One highlight from their week-long visit was their community service project with Grassroots Garden. Grassroots Garden, which grows food for the hungry in Lane County, Oregon, has thousands of volunteers each year, and its two and a half acres were vibrant with late summer’s crops. Students spent a Saturday morning mulching beds, harvesting chard, squash and snap peas, preparing lunch and thinning carrots. By volunteering in the garden, students become part of the American community even as they worked towards becoming part of a larger international community of people with disabilities.

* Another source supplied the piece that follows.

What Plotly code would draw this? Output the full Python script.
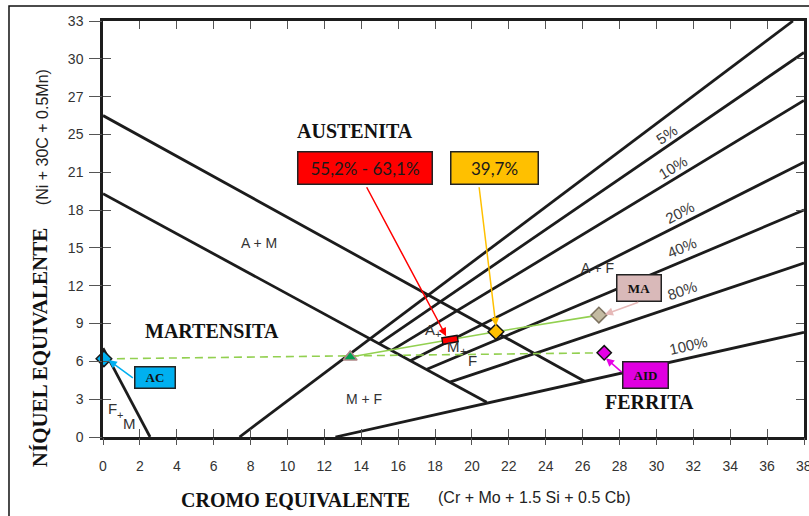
import plotly.graph_objects as go

# ---------------- data ----------------
x_ticks = list(range(0, 39, 2))
y_tick_vals = [0, 3, 6, 9, 12, 15, 18, 21, 24, 27, 30, 33]
y_tick_text = ["0", "3", "6", "9", "12", "15", "18", "21", "25", "27", "30", "33"]

# Schaeffler diagram boundary lines (start / end points)
line_names = ["A/A+M", "A+M/M", "F+M", "0%", "5%", "10%", "20%", "40%", "80%", "100%"]
line_x0 = [0.0, 0.0, 0.0, 7.4, 14.97, 15.64, 16.66, 17.56, 18.8, 12.6]
line_y0 = [25.5, 19.3, 7.05, 0.0, 7.40, 6.87, 6.05, 5.37, 4.35, 0.0]
line_x1 = [26.1, 20.8, 2.55, 37.4, 38.0, 38.0, 38.0, 38.0, 38.0, 38.0]
line_y1 = [4.43, 2.76, 0.0, 33.0, 30.5, 26.7, 21.8, 18.0, 13.8, 8.3]

# ferrite percentage labels
pct_text = ["5%", "10%", "20%", "40%", "80%", "100%"]
pct_x = [30.57, 30.89, 31.27, 31.38, 31.38, 31.7]
pct_y = [23.98, 21.36, 17.78, 15.0, 11.66, 7.29]
pct_angle = [-34, -31, -27, -23, -18.5, -12.6]

# samples
ac_pt = (0.05, 6.2)
tri_pt = (13.4, 6.35)
red_pt = (18.81, 7.71)
orange_pt = (21.3, 8.35)
ma_pt = (26.88, 9.67)
aid_pt = (27.17, 6.68)

# region labels
region_text = ["AUSTENITA", "MARTENSITA", "FERRITA"]
region_x = [13.66, 5.91, 29.6]
region_y = [24.3, 8.4, 2.75]

phase_text = ["A + M", "A + F", "M + F", "A", "+", "M", "+", "F", "F", "+", "M"]
phase_x = [8.46, 26.8, 14.15, 17.75, 18.15, 18.98, 19.53, 20.04, 0.54, 0.92, 1.46]
phase_y = [15.4, 13.4, 3.0, 8.5, 8.2, 7.2, 6.75, 6.1, 2.28, 1.75, 1.09]
phase_size = [14, 14, 14, 15, 11, 15, 12, 15, 15, 11, 15]

fig = go.Figure()

# boundary lines
lx, ly = [], []
for i in range(len(line_names)):
    lx += [line_x0[i], line_x1[i], None]
    ly += [line_y0[i], line_y1[i], None]
fig.add_trace(go.Scatter(x=lx, y=ly, mode="lines",
                         line=dict(color="#1c1c1c", width=2.8),
                         hoverinfo="skip", showlegend=False))

# green dashed line (AC -> AID)
fig.add_trace(go.Scatter(x=[ac_pt[0], aid_pt[0]], y=[ac_pt[1], aid_pt[1]], mode="lines",
                         line=dict(color="#92D050", width=1.6, dash="8px,5px"),
                         showlegend=False))
# green solid line (triangle -> MA)
fig.add_trace(go.Scatter(x=[tri_pt[0], red_pt[0], orange_pt[0], ma_pt[0]],
                         y=[tri_pt[1], red_pt[1], orange_pt[1], ma_pt[1]], mode="lines",
                         line=dict(color="#92D050", width=1.6), showlegend=False))

# red rectangle marker (range)
slope = (ma_pt[1] - tri_pt[1]) / (ma_pt[0] - tri_pt[0])
half_b, half_r = 0.45, 0.38
fig.add_trace(go.Scatter(x=[red_pt[0] - half_b, red_pt[0] + half_b],
                         y=[red_pt[1] - half_b * slope, red_pt[1] + half_b * slope],
                         mode="lines", line=dict(color="#111111", width=8), showlegend=False))
fig.add_trace(go.Scatter(x=[red_pt[0] - half_r, red_pt[0] + half_r],
                         y=[red_pt[1] - half_r * slope, red_pt[1] + half_r * slope],
                         mode="lines", line=dict(color="#FF0000", width=5), showlegend=False))

# markers
def mk(pt, symbol, fill, edge, size):
    fig.add_trace(go.Scatter(x=[pt[0]], y=[pt[1]], mode="markers",
                             marker=dict(symbol=symbol, color=fill, size=size,
                                         line=dict(color=edge, width=1.5)),
                             cliponaxis=False, showlegend=False))

mk(ac_pt, "diamond", "#00B0F0", "#1a1a1a", 12)
mk(tri_pt, "triangle-up", "#00A050", "#B08888", 12)
mk(orange_pt, "diamond", "#FFC000", "#111111", 12)
mk(ma_pt, "diamond", "#C4BBA2", "#7d7260", 12)
mk(aid_pt, "diamond", "#E600E6", "#111111", 11)

ann = []
# percentage labels
for t, x, y, a in zip(pct_text, pct_x, pct_y, pct_angle):
    ann.append(dict(x=x, y=y, text=t, textangle=a, showarrow=False,
                    font=dict(family="Liberation Sans, Arial", size=15, color="#3a3a3a")))
# region labels
for t, x, y in zip(region_text, region_x, region_y):
    ann.append(dict(x=x, y=y, text="<b>%s</b>" % t, showarrow=False,
                    font=dict(family="Liberation Serif, Times New Roman", size=20, color="#111111")))
for t, x, y, s in zip(phase_text, phase_x, phase_y, phase_size):
    ann.append(dict(x=x, y=y, text=t, showarrow=False,
                    font=dict(family="Liberation Sans, Arial", size=s, color="#333333")))

# boxes
def box(x, y, text, fill, w, h, font):
    ann.append(dict(x=x, y=y, text=text, showarrow=False, bgcolor=fill,
                    bordercolor="#222222", borderwidth=1.5, borderpad=1,
                    width=w, height=h, align="center", valign="middle", font=font))

gfont = dict(family="Lato, Open Sans, sans-serif", size=17, color="#1a1a1a")
tfont = dict(family="Liberation Serif, Times New Roman", size=13, color="#111111")
box(14.2, 21.32, "55,2% - 63,1%", "#FF0000", 131, 29, gfont)
box(21.22, 21.32, "39,7%", "#FFC000", 84, 29, gfont)
box(2.82, 4.71, "<b>AC</b>", "#00B0F0", 37, 18, tfont)
box(29.06, 11.8, "<b>MA</b>", "#D9B9B9", 41, 23, tfont)
box(29.43, 4.9, "<b>AID</b>", "#E000E0", 42, 23, tfont)

# arrows
def arrow(tail, head, color):
    ann.append(dict(x=head[0], y=head[1], ax=tail[0], ay=tail[1], axref="x", ayref="y",
                    xref="x", yref="y", text="", showarrow=True, arrowhead=2,
                    arrowsize=1.1, arrowwidth=1.5, arrowcolor=color))

arrow((14.25, 19.93), (18.6, 8.0), "#FF0000")
arrow((20.38, 19.93), (21.3, 8.8), "#FFC000")
arrow((1.70, 4.6), (0.3, 6.1), "#00B0F0")
arrow((29.1, 10.73), (27.2, 9.72), "#E6B9B8")
arrow((28.2, 5.04), (27.26, 6.25), "#E600E6")

# last x tick label (partly outside the page, as in the original)
ann.append(dict(x=x_ticks[-1], xref="x", y=-0.0705, yref="paper", text=str(x_ticks[-1]),
                showarrow=False, xanchor="center", yanchor="middle",
                font=dict(family="Liberation Sans, Arial", size=14, color="#333333")))

# axis titles
ann.append(dict(xref="paper", yref="paper", x=-0.0899, y=0.2158, textangle=-90,
                xanchor="center", yanchor="middle",
                text="<b>NÍQUEL EQUIVALENTE</b>", showarrow=False,
                font=dict(family="Liberation Serif, Times New Roman", size=21, color="#111111")))
ann.append(dict(xref="paper", yref="paper", x=-0.086, y=0.72, textangle=-90,
                xanchor="center", yanchor="middle",
                text="(Ni + 30C + 0.5Mn)", showarrow=False,
                font=dict(family="Liberation Sans, Arial", size=16, color="#222222")))
ann.append(dict(xref="paper", yref="paper", x=0.274, y=-0.152,
                xanchor="center", yanchor="middle",
                text="<b>CROMO EQUIVALENTE</b>", showarrow=False,
                font=dict(family="Liberation Serif, Times New Roman", size=20, color="#111111")))
ann.append(dict(xref="paper", yref="paper", x=0.616, y=-0.145,
                xanchor="center", yanchor="middle",
                text="(Cr + Mo + 1.5 Si + 0.5 Cb)", showarrow=False,
                font=dict(family="Liberation Sans, Arial", size=16, color="#222222")))

fig.update_layout(
    width=809, height=516,
    margin=dict(l=103, r=5, t=21, b=79, autoexpand=False),
    paper_bgcolor="white", plot_bgcolor="white",
    showlegend=False,
    annotations=ann,
    xaxis=dict(range=[0, 38], tickvals=x_ticks, ticks="inside", ticklen=8, tickwidth=1,
               tickcolor="#555555", mirror="ticks", showline=True, linewidth=2.5,
               linecolor="#1c1c1c", showgrid=False, zeroline=False, automargin=False,
               ticklabelstandoff=14,
               tickfont=dict(family="Liberation Sans, Arial", size=14, color="#333333")),
    yaxis=dict(range=[0, 33], tickvals=y_tick_vals, ticktext=y_tick_text, ticks="inside",
               ticklen=8, tickwidth=1, tickcolor="#555555", mirror="ticks", showline=True,
               linewidth=2.5, linecolor="#1c1c1c", showgrid=False, zeroline=False,
               automargin=False, ticklabelstandoff=14,
               tickfont=dict(family="Liberation Sans, Arial", size=14, color="#333333")),
    xaxis2=dict(overlaying="x", anchor="y", side="bottom", range=[0, 38], tickvals=x_ticks,
                ticks="outside", ticklen=7, tickcolor="#555555", showticklabels=False,
                showgrid=False, zeroline=False, showline=False, automargin=False),
    yaxis2=dict(overlaying="y", anchor="x", side="left", range=[0, 33], tickvals=y_tick_vals,
                ticks="outside", ticklen=13, tickcolor="#555555", showticklabels=False,
                showgrid=False, zeroline=False, showline=False, automargin=False),
    shapes=[dict(type="rect", xref="paper", yref="paper", x0=-0.1341, x1=1.02,
                 y0=-0.3, y1=1.036, line=dict(color="#111111", width=1.5),
                 fillcolor="rgba(0,0,0,0)", layer="below")],
)

# dummy traces to activate overlay axes
fig.add_trace(go.Scatter(x=[None], y=[None], xaxis="x2", yaxis="y2", showlegend=False))

fig.write_html("out.html", config={"displayModeBar": False},
               post_script="document.body.style.margin='0px';")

In the garden, students put their first tentative roots into their new homes, and learned  through all of their senses, about their new host country. Blind students explored the gardens through taste and touch. Students with mobility disabilities prepared homemade applesauce or searched overgrown plants for ripe zucchini. Everyone was able to contribute, regardless of disability.

A deaf student from the Philippines led a blind student from Ghana along rows of raised beds. Kazakhs and Egyptians shared stories (and the last of summer’s snap peas) with Turks and Ukrainians. Students reached across disability, religion and ethnicity, and in the process discovered that there is perhaps no better place than a garden to find common ground—and a sense of community.

The FLEX (Future Leaders Exchange), YES (Kennedy-Lugar Youth Exchange and Study) and A-SMYLE (American Serbia and Montenegro Youth Leadership Exchange) programs, as well as MIUSA’s workshops for these students, are sponsored by the Bureau of Educational and Cultural Affairs, U.S. Department of State.